Многое можем мы сказать, и однако же не постигнем мы Его [Господа], и венец слов: Он есть все.

(Сирах 43:29)

Хвала же Господу твоему, Господу величия, превыше Он того, что они Ему приписывают!

(Коран 37:180)

Чувствуя это, над неразрешимыми этическими проблемами бились и продолжают биться средневековые схоласты, русские писатели-классики (Достоевский и Толстой) и религиозные философы серебряного века (Соловьев, Бердяев, Шестов...), западноевропейские экзистенциалисты, следующие линии Паскаля и Кьеркегора, и теологи-модернисты. Неудивителен и рост интереса к истокам традиционных религиозных учений, прежде всего к священному Писанию, которое по своему смыслу содержит всю полноту божественного откровения и кажется единственным надежным противоядием от обеих названных крайностей, материализма и язычества. Для нового (и верного) толкования и понимания Библии снова приходится взывать о помощи к св. Духу.

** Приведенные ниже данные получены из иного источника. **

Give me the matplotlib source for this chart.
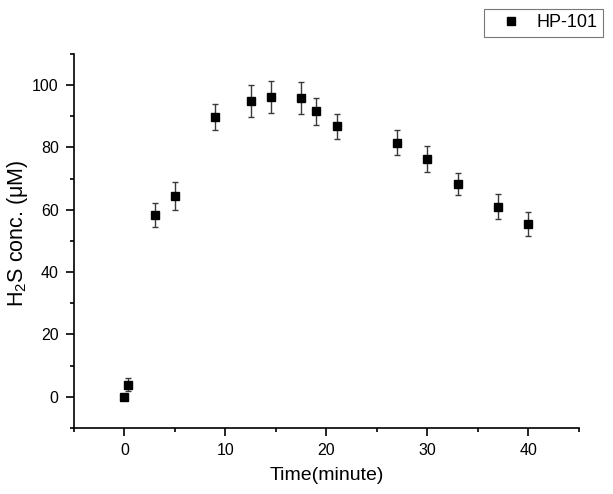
import numpy as np
import matplotlib.pyplot as plt
from matplotlib.ticker import MultipleLocator
from matplotlib.lines import Line2D

# data
time_min = [0, 0.3, 3, 5, 9, 12.5, 14.5, 17.5, 19, 21, 27, 30, 33, 37, 40]
conc = [0, 3.9, 58.4, 64.4, 89.7, 94.9, 96.2, 95.9, 91.6, 86.8, 81.6, 76.3, 68.2, 61.0, 55.5]
err = [0, 2.0, 3.9, 4.5, 4.2, 5.1, 5.0, 5.0, 4.4, 4.1, 4.1, 4.2, 3.5, 4.0, 3.9]
series_name = 'HP-101'

plt.rcParams['font.family'] = ['Liberation Sans', 'DejaVu Sans']
plt.rcParams['mathtext.fontset'] = 'custom'
plt.rcParams['mathtext.rm'] = 'Liberation Sans'

fig = plt.figure(figsize=(6.13, 4.94), dpi=100)
ax = fig.add_axes([0.1207, 0.1336, 0.8238, 0.7571])

ax.errorbar(time_min, conc, yerr=err, fmt='s', color='black', markersize=6,
            ecolor='#3a3a3a', elinewidth=1, capsize=2.5, capthick=1)

ax.set_xlim(-5, 45)
ax.set_ylim(-10, 110)
ax.xaxis.set_major_locator(MultipleLocator(10))
ax.xaxis.set_minor_locator(MultipleLocator(5))
ax.yaxis.set_major_locator(MultipleLocator(20))
ax.yaxis.set_minor_locator(MultipleLocator(10))

for s in ['top', 'right']:
    ax.spines[s].set_visible(False)
for s in ['left', 'bottom']:
    ax.spines[s].set_linewidth(1.2)

ax.tick_params(which='major', direction='out', length=6, width=1.2, labelsize=11.5, pad=5)
ax.tick_params(which='minor', direction='out', length=3, width=1.2)

ax.set_xlabel('Time(minute)', fontsize=14, labelpad=6)
ax.set_ylabel(r'H$_\mathregular{2}$S conc. ($\mathregular{\mu}$M)', fontsize=15.5)
ax.yaxis.set_label_coords(-0.088, 0.52)

# legend shows only the square marker
handle = Line2D([], [], marker='s', ls='', color='black', markersize=6)
leg = fig.legend([handle], [series_name], loc='upper right',
                 bbox_to_anchor=(0.984, 0.982), borderaxespad=0, fontsize=13,
                 frameon=True, fancybox=False, edgecolor='#555555',
                 handletextpad=0.2, borderpad=0.3, handlelength=2.4)
leg.get_frame().set_linewidth(0.8)

fig.savefig('out.png', dpi=100)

Надо сказать, что само по себе обращение к религиозному, то есть, в конечном счете, к мистическому, опыту не снимает никаких проблем. Этот опыт подтверждает, что мир устроен гораздо сложнее, чем физическая Вселенная, изучаемая естественными науками, но, вообще говоря, он еще страшнее.

Страшно жить на этом свете,
В нем отсутствует уют, -
Ветер воет на рассвете,
Волки зайчика грызут.
(Н. Олейников)
Не так уж трудно ощутить ледяной ветер, сквозящий из каких-то дыр в каждой точке пространства, и учуять за всем этим возню непостижимых для человека чудовищ. Можно и просто, как один из героев неутомимого популяризатора всего этакого В. Пелевина, почувствовать, что вся Вселенная провоняла рыбой (на самом деле лишь повторяя и профанируя метафору Паскаля). Тогда уж лучше (спокойнее) не понимать вообще ничего:

Рассказывать ему про свойства совершенного человека - все равно что катать мышь в повозке или веселить перепелку барабанным боем: и та и другая, того и гляди, умрут со страху.

(Чжуанцзы)

Но это уже очевидно не ведет ни к какому выходу - сознавать и действовать все-таки необходимо. Путь к спасению лежит за этими устрашающими (или просто противными) образами. Претерпевший же до конца спасется (Мф. 10:22).

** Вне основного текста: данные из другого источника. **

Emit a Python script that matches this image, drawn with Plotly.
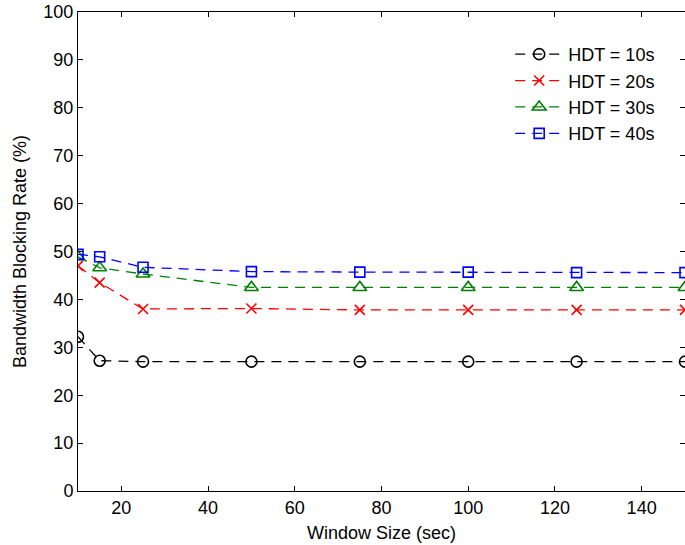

Прозрения о Высшей Реальности можно найти не только в священных книгах различных религий, но и в некоторых формально светских текстах, особенно в поэзии.

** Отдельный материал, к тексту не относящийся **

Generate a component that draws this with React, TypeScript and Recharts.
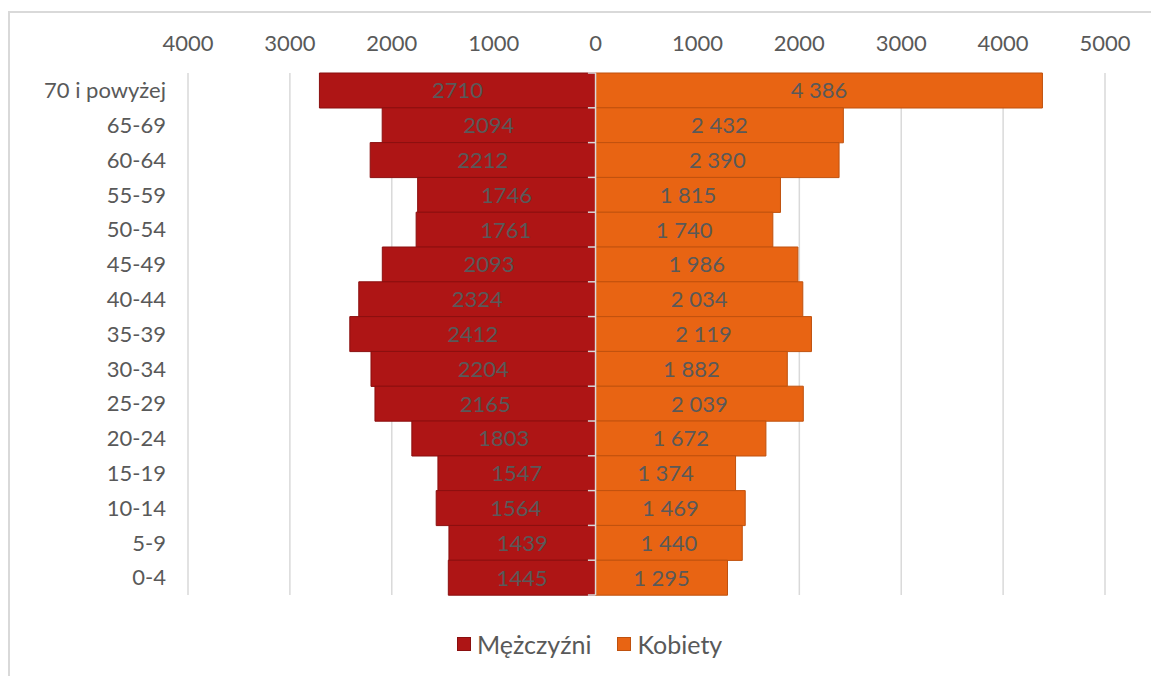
import { BarChart, Bar, XAxis, YAxis, CartesianGrid, LabelList, ReferenceLine } from 'recharts'

const ageGroups = [
  '70 i powyżej', '65-69', '60-64', '55-59', '50-54', '45-49', '40-44', '35-39',
  '30-34', '25-29', '20-24', '15-19', '10-14', '5-9', '0-4',
]
const men = [2710, 2094, 2212, 1746, 1761, 2093, 2324, 2412, 2204, 2165, 1803, 1547, 1564, 1439, 1445]
const women = [4386, 2432, 2390, 1815, 1740, 1986, 2034, 2119, 1882, 2039, 1672, 1374, 1469, 1440, 1295]
const xTicks = [-4000, -3000, -2000, -1000, 0, 1000, 2000, 3000, 4000, 5000]

const MEN_FILL = '#AE1515'
const MEN_STROKE = '#8A0F0F'
const WOMEN_FILL = '#E86413'
const WOMEN_STROKE = '#BF510E'
const TEXT = '#595959'
const FONT = 'Lato, "Open Sans", sans-serif'

const data = ageGroups.map((age, i) => ({ age, men: -men[i], women: women[i] }))

const withSpaces = (v: number) => String(Math.abs(v)).replace(/\B(?=(\d{3})+(?!\d))/g, ' ')

function PyramidLegend() {
  const items = [
    { label: 'Mężczyźni', fill: MEN_FILL, stroke: MEN_STROKE },
    { label: 'Kobiety', fill: WOMEN_FILL, stroke: WOMEN_STROKE },
  ]
  return (
    <div style={{ position: 'absolute', top: 629, left: 457, display: 'flex', gap: 26 }}>
      {items.map((it) => (
        <div key={it.label} style={{ display: 'flex', alignItems: 'center' }}>
          <span style={{ width: 12, height: 12, background: it.fill, border: `1px solid ${it.stroke}`, marginRight: 6 }} />
          <span style={{ fontSize: 25, color: TEXT }}>{it.label}</span>
        </div>
      ))}
    </div>
  )
}

export default function App() {
  return (
    <div style={{ position: 'relative', width: 1151, height: 676, overflow: 'hidden', fontFamily: FONT }}>
      <style>{'body{margin:0;overflow:hidden}'}</style>
      <div
        style={{
          position: 'absolute', left: 8, top: 11, width: 1143, height: 665,
          borderTop: '2px solid #d9d9d9', borderLeft: '2px solid #d9d9d9', boxSizing: 'border-box',
        }}
      />
      <div style={{ position: 'absolute', left: 8, top: 8 }}>
        <BarChart
          width={1143}
          height={660}
          data={data}
          layout="vertical"
          stackOffset="sign"
          barCategoryGap={0}
          margin={{ top: 0, right: 46, bottom: 73, left: 0 }}
        >
          <CartesianGrid horizontal={false} stroke="#d9d9d9" strokeWidth={1.5} />
          <XAxis
            type="number"
            orientation="top"
            domain={[-4000, 5000]}
            ticks={xTicks}
            tickFormatter={(v: number) => String(Math.abs(v))}
            axisLine={false}
            tickLine={false}
            height={65}
            tickMargin={16}
            tick={{ fill: TEXT, fontSize: 22 }}
            interval={0}
          />
          <YAxis
            type="category"
            dataKey="age"
            width={180}
            axisLine={false}
            tickLine={false}
            tickMargin={16}
            tick={{ fill: TEXT, fontSize: 22 }}
            interval={0}
          />
          <Bar dataKey="men" stackId="a" fill={MEN_FILL} stroke={MEN_STROKE} strokeWidth={1} isAnimationActive={false}>
            <LabelList dataKey="men" position="center" formatter={(v: number) => String(Math.abs(v))} fill={TEXT} fontSize={22} />
          </Bar>
          <Bar dataKey="women" stackId="a" fill={WOMEN_FILL} stroke={WOMEN_STROKE} strokeWidth={1} isAnimationActive={false}>
            <LabelList dataKey="women" position="center" formatter={withSpaces} fill={TEXT} fontSize={22} />
          </Bar>
          <ReferenceLine x={0} stroke="#d9d9d9" strokeWidth={1.5} />
          {ageGroups.map((age) => (
            <ReferenceLine
              key={age}
              segment={[{ x: -75, y: age }, { x: 0, y: age }]}
              position="start"
              stroke="#d9d9d9"
              strokeWidth={1.5}
            />
          ))}
          <ReferenceLine
            segment={[{ x: -75, y: ageGroups[ageGroups.length - 1] }, { x: 0, y: ageGroups[ageGroups.length - 1] }]}
            position="end"
            stroke="#d9d9d9"
            strokeWidth={1.5}
          />
        </BarChart>
      </div>
      <PyramidLegend />
    </div>
  )
}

Предчувствиям не верю, и примет
Я не боюсь. Ни клеветы, ни яда
Я не бегу. На свете смерти нет:
Бессмертны все. Бессмертно все. Не надо
Бояться смерти ни в семнадцать лет,
Ни в семьдесят. Есть только явь и свет,
Ни тьмы, ни смерти нет на этом свете.
Мы все уже на берегу морском,
И я из тех, кто выбирает сети,
Когда идет бессмертье косяком.
(А. Тарковский)
В свою очередь, высокую поэзию, оптимизм и веру в высокое предназначение человека, давшие начало христианской культуре, можно найти в откровениях богословов и философов, принадлежащих к различным традициям:

Человек универсален в абсолютном и истинном смысле, ибо он приемлет всю совокупность существующих вещей, как вечных, так и преходящих. Все же прочие существующие вещи не приемлют этого... Человек же в полной мере обладает сразу двумя отношениями: благодаря первому из них он вступает в Божественное Присутствие, а благодаря второму - в присутствие сотворенного мира. О нем говорят, что он - раб, поскольку на него возложены религиозные обязанности, и он, подобно миру, сначала не существовал, а потом обрел бытие. Но о нем же говорят, что он - Господь, поскольку он является наместником Аллаха на земле, обладает божественным образом и создан наилучшим сложением (Коран 95:4). Он - будто перешеек между миром и истинным, который соединяет тварь и Творца.

(Ибн Араби)

ГЛАВА 2. Сны разочарованного физика

Вот мурашки по спине

Смертные крадутся...

А всего делов-то мне

Было, что - проснуться!

(В. Высоцкий)

В этой книге мы, с одной стороны, опираемся на писания разных традиций, а с другой - пытаемся показать, что прорывы к Высшему возможны и на основе некоторых вполне научных текстов и представлений, правда, при условии правильной (то есть представляющейся правильной лично нам) интерпретации. Квантовая картина мира гораздо более открыта, чем классическая естественнонаучная парадигма. Ее объекты обладают настолько странными свойствами, что по сравнению с повседневностью квантовый мир представляет собой настоящую Страну Чудес. Например, здесь все время происходят волшебные превращения и легко можно встретить мифических кентавров, а также то, что превосходит любые человеческие фантазии.